*Description of the task*. Among the records that follow, set down only the lines from the one containing "Write the TikZ code for this diagram." to the one containing "(#2) -- (#3) node[hollow, midway, sloped, allow", both included, exactly.

*Supplied material*.
================

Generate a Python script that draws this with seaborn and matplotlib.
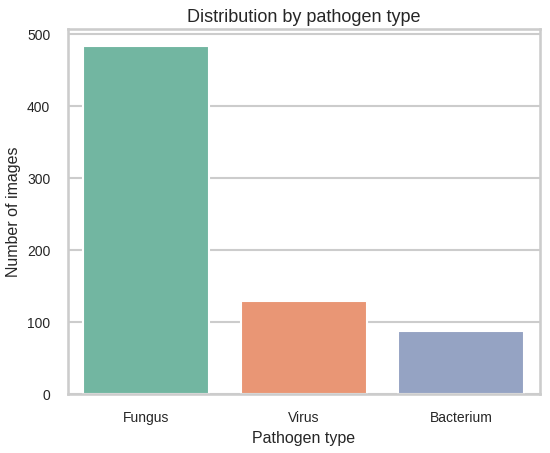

================

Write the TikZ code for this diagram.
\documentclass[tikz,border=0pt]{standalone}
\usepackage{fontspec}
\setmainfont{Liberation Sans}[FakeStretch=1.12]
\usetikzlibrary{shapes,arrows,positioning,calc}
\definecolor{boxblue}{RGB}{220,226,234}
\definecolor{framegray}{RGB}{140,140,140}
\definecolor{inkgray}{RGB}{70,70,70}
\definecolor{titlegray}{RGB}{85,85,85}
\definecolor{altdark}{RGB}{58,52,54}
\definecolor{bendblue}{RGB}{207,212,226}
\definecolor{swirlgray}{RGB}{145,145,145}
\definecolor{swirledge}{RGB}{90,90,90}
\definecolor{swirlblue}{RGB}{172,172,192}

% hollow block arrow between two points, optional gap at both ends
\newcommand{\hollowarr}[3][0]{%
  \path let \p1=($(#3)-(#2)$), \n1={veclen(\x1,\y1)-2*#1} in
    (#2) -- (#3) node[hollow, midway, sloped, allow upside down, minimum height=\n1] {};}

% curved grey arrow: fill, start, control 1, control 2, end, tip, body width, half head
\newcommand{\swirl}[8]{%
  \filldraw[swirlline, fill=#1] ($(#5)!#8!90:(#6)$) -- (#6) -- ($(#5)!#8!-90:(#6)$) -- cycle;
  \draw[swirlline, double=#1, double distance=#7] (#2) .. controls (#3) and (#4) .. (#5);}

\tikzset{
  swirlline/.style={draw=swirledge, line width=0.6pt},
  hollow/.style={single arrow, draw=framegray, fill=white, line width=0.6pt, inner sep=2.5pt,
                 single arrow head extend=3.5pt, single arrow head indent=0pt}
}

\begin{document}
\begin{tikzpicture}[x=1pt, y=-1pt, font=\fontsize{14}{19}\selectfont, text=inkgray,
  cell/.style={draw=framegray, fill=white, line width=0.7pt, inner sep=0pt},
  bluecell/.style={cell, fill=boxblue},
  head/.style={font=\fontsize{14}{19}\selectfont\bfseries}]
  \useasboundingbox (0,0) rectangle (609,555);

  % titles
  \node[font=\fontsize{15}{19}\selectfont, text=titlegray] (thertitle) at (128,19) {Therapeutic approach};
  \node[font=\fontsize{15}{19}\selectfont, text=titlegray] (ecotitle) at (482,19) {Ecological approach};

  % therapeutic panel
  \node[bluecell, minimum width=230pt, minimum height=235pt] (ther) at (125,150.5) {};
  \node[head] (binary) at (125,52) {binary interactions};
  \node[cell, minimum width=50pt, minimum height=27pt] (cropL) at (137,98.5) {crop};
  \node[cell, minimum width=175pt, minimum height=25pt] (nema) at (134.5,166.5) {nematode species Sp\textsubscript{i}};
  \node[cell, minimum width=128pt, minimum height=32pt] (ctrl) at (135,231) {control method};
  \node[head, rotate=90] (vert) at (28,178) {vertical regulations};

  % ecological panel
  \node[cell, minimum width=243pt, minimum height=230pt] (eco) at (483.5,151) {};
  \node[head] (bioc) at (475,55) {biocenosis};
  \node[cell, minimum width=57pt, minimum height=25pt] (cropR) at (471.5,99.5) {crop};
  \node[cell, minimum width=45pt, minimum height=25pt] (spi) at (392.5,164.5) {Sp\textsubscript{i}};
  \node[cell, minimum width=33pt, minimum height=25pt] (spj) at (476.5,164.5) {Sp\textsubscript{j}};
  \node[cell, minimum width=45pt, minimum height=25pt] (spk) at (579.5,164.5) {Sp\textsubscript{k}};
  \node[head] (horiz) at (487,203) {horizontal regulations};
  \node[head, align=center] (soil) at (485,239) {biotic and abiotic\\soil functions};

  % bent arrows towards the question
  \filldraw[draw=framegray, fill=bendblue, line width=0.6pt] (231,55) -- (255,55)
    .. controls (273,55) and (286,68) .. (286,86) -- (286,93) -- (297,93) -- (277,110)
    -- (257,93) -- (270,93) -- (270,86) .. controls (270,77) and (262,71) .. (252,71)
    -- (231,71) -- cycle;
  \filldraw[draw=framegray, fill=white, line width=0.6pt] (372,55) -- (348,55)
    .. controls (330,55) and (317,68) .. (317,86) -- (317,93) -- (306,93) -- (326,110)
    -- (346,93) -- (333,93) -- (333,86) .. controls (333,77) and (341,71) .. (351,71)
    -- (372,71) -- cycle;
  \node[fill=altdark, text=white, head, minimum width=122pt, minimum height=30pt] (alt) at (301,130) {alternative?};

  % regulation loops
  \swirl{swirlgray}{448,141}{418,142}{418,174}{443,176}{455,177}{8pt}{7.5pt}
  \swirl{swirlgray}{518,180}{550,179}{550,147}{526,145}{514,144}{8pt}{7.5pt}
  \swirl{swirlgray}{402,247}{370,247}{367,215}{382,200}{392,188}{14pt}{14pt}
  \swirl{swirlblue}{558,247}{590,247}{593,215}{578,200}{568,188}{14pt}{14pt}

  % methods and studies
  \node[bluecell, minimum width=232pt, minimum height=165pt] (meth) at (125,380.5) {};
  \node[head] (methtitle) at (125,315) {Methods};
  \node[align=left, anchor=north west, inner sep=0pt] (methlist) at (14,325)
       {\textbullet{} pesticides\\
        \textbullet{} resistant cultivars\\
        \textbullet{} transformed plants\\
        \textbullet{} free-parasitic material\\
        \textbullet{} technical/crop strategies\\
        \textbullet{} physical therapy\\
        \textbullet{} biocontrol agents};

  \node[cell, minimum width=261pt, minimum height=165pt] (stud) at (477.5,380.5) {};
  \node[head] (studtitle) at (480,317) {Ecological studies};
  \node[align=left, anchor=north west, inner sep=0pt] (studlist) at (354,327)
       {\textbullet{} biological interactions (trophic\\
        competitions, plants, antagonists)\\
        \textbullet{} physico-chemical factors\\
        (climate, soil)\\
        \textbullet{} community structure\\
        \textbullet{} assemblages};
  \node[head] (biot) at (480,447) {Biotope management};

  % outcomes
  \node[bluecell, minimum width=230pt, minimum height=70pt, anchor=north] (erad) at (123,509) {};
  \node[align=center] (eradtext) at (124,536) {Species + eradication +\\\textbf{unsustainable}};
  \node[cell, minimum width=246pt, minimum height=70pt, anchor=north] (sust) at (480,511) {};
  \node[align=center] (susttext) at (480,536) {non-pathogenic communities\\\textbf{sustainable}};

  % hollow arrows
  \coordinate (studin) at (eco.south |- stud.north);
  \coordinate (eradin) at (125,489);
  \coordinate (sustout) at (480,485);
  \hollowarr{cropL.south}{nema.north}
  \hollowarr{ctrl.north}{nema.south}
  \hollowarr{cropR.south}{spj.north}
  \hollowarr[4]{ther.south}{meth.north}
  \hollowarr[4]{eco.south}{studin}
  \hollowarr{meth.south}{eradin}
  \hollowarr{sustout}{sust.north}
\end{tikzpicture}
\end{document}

================

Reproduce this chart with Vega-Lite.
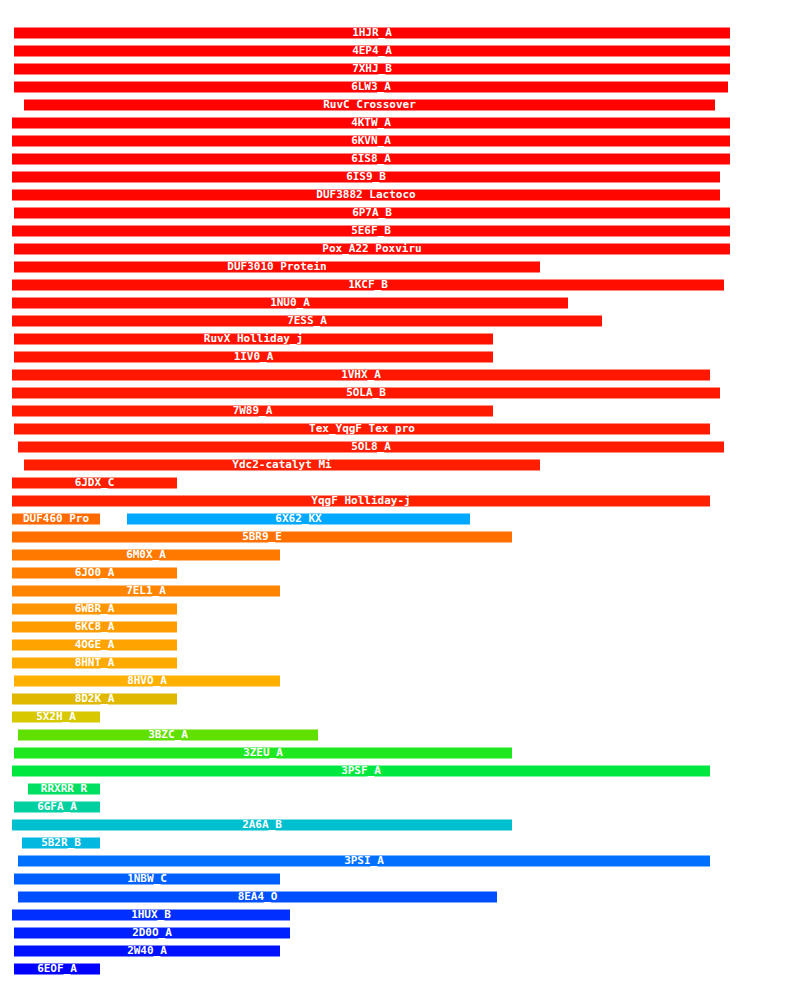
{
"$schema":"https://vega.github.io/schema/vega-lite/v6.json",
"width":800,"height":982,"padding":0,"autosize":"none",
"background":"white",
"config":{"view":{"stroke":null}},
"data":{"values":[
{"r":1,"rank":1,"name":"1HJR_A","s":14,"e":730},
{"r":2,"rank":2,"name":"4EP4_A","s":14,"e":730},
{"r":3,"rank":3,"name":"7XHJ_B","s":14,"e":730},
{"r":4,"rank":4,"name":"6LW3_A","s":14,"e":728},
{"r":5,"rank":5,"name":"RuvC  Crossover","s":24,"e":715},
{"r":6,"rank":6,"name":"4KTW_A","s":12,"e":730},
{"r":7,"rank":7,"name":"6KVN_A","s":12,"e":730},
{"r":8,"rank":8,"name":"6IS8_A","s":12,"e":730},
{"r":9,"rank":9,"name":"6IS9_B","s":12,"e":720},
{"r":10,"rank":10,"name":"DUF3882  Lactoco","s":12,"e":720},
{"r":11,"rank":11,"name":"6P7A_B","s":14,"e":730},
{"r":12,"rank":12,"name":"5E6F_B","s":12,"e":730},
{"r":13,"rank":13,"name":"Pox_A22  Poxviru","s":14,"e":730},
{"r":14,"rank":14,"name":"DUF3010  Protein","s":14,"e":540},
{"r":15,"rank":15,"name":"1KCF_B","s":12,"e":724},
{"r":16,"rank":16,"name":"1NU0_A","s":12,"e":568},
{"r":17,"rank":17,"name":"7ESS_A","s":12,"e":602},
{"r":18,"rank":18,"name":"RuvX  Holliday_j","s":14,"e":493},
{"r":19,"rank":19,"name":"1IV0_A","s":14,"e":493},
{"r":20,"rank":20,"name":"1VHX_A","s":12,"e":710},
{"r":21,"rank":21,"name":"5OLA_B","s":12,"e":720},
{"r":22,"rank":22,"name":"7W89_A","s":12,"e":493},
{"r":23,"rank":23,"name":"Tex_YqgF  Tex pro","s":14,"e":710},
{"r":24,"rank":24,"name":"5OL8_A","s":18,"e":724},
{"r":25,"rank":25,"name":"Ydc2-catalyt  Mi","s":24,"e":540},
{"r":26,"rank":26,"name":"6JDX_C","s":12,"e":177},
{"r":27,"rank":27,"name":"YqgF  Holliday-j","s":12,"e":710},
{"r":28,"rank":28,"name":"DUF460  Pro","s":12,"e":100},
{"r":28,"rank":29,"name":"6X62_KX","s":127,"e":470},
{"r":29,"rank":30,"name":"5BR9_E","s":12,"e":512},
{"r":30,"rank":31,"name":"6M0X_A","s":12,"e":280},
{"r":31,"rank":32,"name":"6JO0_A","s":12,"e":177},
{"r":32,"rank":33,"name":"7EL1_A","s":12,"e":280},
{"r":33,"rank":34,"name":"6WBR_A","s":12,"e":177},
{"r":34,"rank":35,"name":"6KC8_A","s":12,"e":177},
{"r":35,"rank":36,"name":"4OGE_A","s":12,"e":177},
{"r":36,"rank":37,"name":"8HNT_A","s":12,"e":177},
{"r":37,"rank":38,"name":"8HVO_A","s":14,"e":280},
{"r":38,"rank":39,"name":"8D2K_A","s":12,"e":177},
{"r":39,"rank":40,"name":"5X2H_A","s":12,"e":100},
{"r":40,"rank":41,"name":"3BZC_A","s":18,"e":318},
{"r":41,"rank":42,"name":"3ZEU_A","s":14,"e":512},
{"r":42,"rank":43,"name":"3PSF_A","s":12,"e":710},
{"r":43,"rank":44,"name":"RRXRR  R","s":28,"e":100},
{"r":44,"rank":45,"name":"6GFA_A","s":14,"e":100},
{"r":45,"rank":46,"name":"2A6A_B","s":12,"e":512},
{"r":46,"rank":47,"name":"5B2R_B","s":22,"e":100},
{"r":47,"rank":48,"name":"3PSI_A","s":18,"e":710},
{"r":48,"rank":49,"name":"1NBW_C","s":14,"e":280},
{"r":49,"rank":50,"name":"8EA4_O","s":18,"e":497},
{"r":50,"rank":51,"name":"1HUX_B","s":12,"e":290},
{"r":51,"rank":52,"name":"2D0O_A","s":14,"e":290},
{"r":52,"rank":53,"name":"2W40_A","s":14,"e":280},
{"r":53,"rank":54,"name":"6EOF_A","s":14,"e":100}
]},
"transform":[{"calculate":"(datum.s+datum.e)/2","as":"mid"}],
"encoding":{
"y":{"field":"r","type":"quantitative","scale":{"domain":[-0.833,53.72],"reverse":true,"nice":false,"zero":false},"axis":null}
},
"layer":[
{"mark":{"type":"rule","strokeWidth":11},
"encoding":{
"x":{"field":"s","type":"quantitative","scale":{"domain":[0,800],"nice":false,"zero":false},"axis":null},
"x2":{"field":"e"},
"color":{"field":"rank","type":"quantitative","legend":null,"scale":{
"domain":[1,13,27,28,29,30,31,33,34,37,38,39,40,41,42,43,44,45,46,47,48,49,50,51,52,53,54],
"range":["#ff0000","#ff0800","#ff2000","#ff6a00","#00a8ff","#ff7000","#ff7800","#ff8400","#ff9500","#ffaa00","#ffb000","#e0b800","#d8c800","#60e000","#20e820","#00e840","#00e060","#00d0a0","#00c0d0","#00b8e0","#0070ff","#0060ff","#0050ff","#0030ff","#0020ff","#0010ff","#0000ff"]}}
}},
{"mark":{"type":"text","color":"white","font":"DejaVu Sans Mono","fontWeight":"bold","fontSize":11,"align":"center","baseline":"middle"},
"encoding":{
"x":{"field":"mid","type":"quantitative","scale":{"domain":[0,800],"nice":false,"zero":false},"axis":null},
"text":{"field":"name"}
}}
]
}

================

*Complete response*.
Write the TikZ code for this diagram.
\documentclass[tikz,border=0pt]{standalone}
\usepackage{fontspec}
\setmainfont{Liberation Sans}[FakeStretch=1.12]
\usetikzlibrary{shapes,arrows,positioning,calc}
\definecolor{boxblue}{RGB}{220,226,234}
\definecolor{framegray}{RGB}{140,140,140}
\definecolor{inkgray}{RGB}{70,70,70}
\definecolor{titlegray}{RGB}{85,85,85}
\definecolor{altdark}{RGB}{58,52,54}
\definecolor{bendblue}{RGB}{207,212,226}
\definecolor{swirlgray}{RGB}{145,145,145}
\definecolor{swirledge}{RGB}{90,90,90}
\definecolor{swirlblue}{RGB}{172,172,192}

% hollow block arrow between two points, optional gap at both ends
\newcommand{\hollowarr}[3][0]{%
  \path let \p1=($(#3)-(#2)$), \n1={veclen(\x1,\y1)-2*#1} in
    (#2) -- (#3) node[hollow, midway, sloped, allow upside down, minimum height=\n1] {};}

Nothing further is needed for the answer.